Data: NOAA. Note: Uses 1901-2000 mean. 2023 data is through November; Chart: Simran Parwani/Axios

This year may be even hotter than the “gobsmackingly” hot 2023, which featured extreme — and often deadly — weather and climate events around the globe.

Why it matters: A hotter ’24 would lend credence to the hypothesis that global warming is accelerating.


What they’re saying: “If things follow the normal pattern, 2024 should be a bit hotter than 2023. But ‘the normal pattern’ may not exist anymore,” said Andrew Dessler, a climate scientist at Texas A&M University.

  • “In any event, it’s certainly going to be one of the hottest years in the record.”
  • The National Weather Service predicts an equal chance of temperatures being above normal and below normal through March.

The big picture: The combination of human-caused global warming from the burning of fossil fuels for energy, along with deforestation — plus other factors like the naturally occurring El Niño — boosted 2023’s record warmth, stunning many in the scientific community.

What happened: 2023 was the hottest year on record for Houston, according to the NWS.

  • There were 45 days with temperatures of 100 or higher last year, with the highest temperatures being 109 in Houston and 112 in College Station.

Studies have tied many of last year’s extreme weather events directly to climate change.

  • This has led to a debate among some climate scientists regarding the rate of global warming, which began accelerating in the 1970s and may be speeding up now.

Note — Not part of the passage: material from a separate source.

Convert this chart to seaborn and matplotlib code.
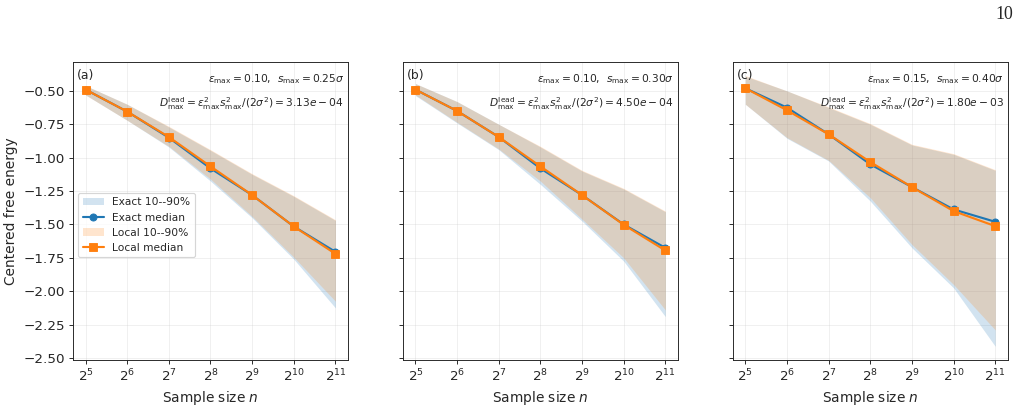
import numpy as np
import pandas as pd
import matplotlib
matplotlib.use("Agg")
import matplotlib.pyplot as plt
import seaborn as sns
from matplotlib.ticker import NullLocator

# Data (sample sizes n = 2^5 .. 2^11)
n_values = [32, 64, 128, 256, 512, 1024, 2048]

# (a) eps_max = 0.10, s_max = 0.25 sigma
exact_med_a = [-0.49, -0.655, -0.85, -1.08, -1.28, -1.515, -1.705]
local_med_a = [-0.49, -0.655, -0.845, -1.065, -1.28, -1.515, -1.72]
exact_lo_a = [-0.53, -0.72, -0.92, -1.175, -1.45, -1.76, -2.125]
exact_hi_a = [-0.46, -0.60, -0.77, -0.945, -1.125, -1.29, -1.47]
local_lo_a = [-0.53, -0.72, -0.915, -1.16, -1.44, -1.745, -2.075]
local_hi_a = [-0.46, -0.60, -0.765, -0.94, -1.12, -1.285, -1.465]

# (b) eps_max = 0.10, s_max = 0.30 sigma
exact_med_b = [-0.49, -0.65, -0.845, -1.08, -1.28, -1.50, -1.675]
local_med_b = [-0.49, -0.65, -0.845, -1.065, -1.28, -1.5025, -1.695]
exact_lo_b = [-0.535, -0.74, -0.94, -1.20, -1.475, -1.775, -2.19]
exact_hi_b = [-0.445, -0.58, -0.75, -0.92, -1.10, -1.235, -1.405]
local_lo_b = [-0.53, -0.735, -0.935, -1.175, -1.46, -1.75, -2.14]
local_hi_b = [-0.445, -0.58, -0.75, -0.915, -1.095, -1.23, -1.40]

# (c) eps_max = 0.15, s_max = 0.40 sigma
exact_med_c = [-0.48, -0.625, -0.825, -1.05, -1.22, -1.3875, -1.48]
local_med_c = [-0.48, -0.645, -0.825, -1.0325, -1.22, -1.40, -1.5125]
exact_lo_c = [-0.60, -0.855, -1.025, -1.325, -1.675, -1.975, -2.4125]
exact_hi_c = [-0.39, -0.50, -0.625, -0.75, -0.905, -0.975, -1.095]
local_lo_c = [-0.60, -0.85, -1.02, -1.30, -1.65, -1.95, -2.29]
local_hi_c = [-0.385, -0.50, -0.62, -0.745, -0.90, -0.97, -1.09]

panel_tags = ["(a)", "(b)", "(c)"]
eps_max = ["0.10", "0.10", "0.15"]
s_max = ["0.25", "0.30", "0.40"]
d_lead = ["3.13e-04", "4.50e-04", "1.80e-03"]

panels = [
    (exact_med_a, local_med_a, exact_lo_a, exact_hi_a, local_lo_a, local_hi_a),
    (exact_med_b, local_med_b, exact_lo_b, exact_hi_b, local_lo_b, local_hi_b),
    (exact_med_c, local_med_c, exact_lo_c, exact_hi_c, local_lo_c, local_hi_c),
]

sns.set_style("ticks")
plt.rcParams['font.family'] = ['DejaVu Sans']

c_exact = "#1f77b4"
c_local = "#ff7f0e"

fig, axes = plt.subplots(1, 3, sharey=True, figsize=(12, 4.8), dpi=85)
fig.subplots_adjust(left=0.0716, right=0.988, top=0.848, bottom=0.118, wspace=0.2)

for i, ax in enumerate(axes):
    em, lm, elo, ehi, llo, lhi = panels[i]
    df = pd.DataFrame({"n": n_values, "exact": em, "local": lm})

    ax.fill_between(n_values, elo, ehi, color=c_exact, alpha=0.2, lw=0,
                    label="Exact 10--90%")
    sns.lineplot(data=df, x="n", y="exact", ax=ax, color=c_exact, marker="o",
                 markersize=6, markeredgecolor=c_exact, lw=1.8,
                 errorbar=None, label="Exact median")
    ax.fill_between(n_values, llo, lhi, color=c_local, alpha=0.2, lw=0,
                    label="Local 10--90%")
    sns.lineplot(data=df, x="n", y="local", ax=ax, color=c_local, marker="s",
                 markersize=7, markeredgecolor=c_local, lw=1.8,
                 errorbar=None, label="Local median")

    ax.set_xscale("log", base=2)
    ax.set_xticks(n_values)
    ax.xaxis.set_minor_locator(NullLocator())
    ax.grid(True, alpha=0.3)
    ax.set_xlabel("Sample size $n$", fontsize=11.7)
    ax.set_ylabel("Centered free energy" if i == 0 else "", fontsize=11.7)
    ax.tick_params(labelsize=11.4)

    ax.text(0.015, 0.975, panel_tags[i], transform=ax.transAxes,
            ha="left", va="top", fontsize=10.5)
    ax.text(0.985, 0.965,
            r"$\varepsilon_{\max}=%s$,  $s_{\max}=%s\sigma$" % (eps_max[i], s_max[i]),
            transform=ax.transAxes, ha="right", va="top", fontsize=9)
    ax.text(0.985, 0.888,
            r"$D^{\rm lead}_{\max}=\varepsilon^2_{\max}s^2_{\max}/(2\sigma^2)=%s$"
            % d_lead[i],
            transform=ax.transAxes, ha="right", va="top", fontsize=9)

    if i == 0:
        ax.legend(loc="upper left", bbox_to_anchor=(0.0, 0.578), fontsize=9)
    else:
        leg = ax.get_legend()
        if leg:
            leg.remove()

fig.text(0.993, 0.985, "10", ha="right", va="top", fontsize=15,
         family="Liberation Serif")

fig.savefig("out.png", dpi=85)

But there are skeptics. “During the typical first year of an El Niño, we see a global temperature spike in the last few months of the year followed by very warm conditions during the first months of the following year,” said Robert Rohde, a scientist at Berkeley Earth, an independent group that tracks global temperatures.

The bottom line: “The only really important question is how many more years like this we have to have before the reality of how bad climate change is breaks into the public’s consciousness,” Dessler said.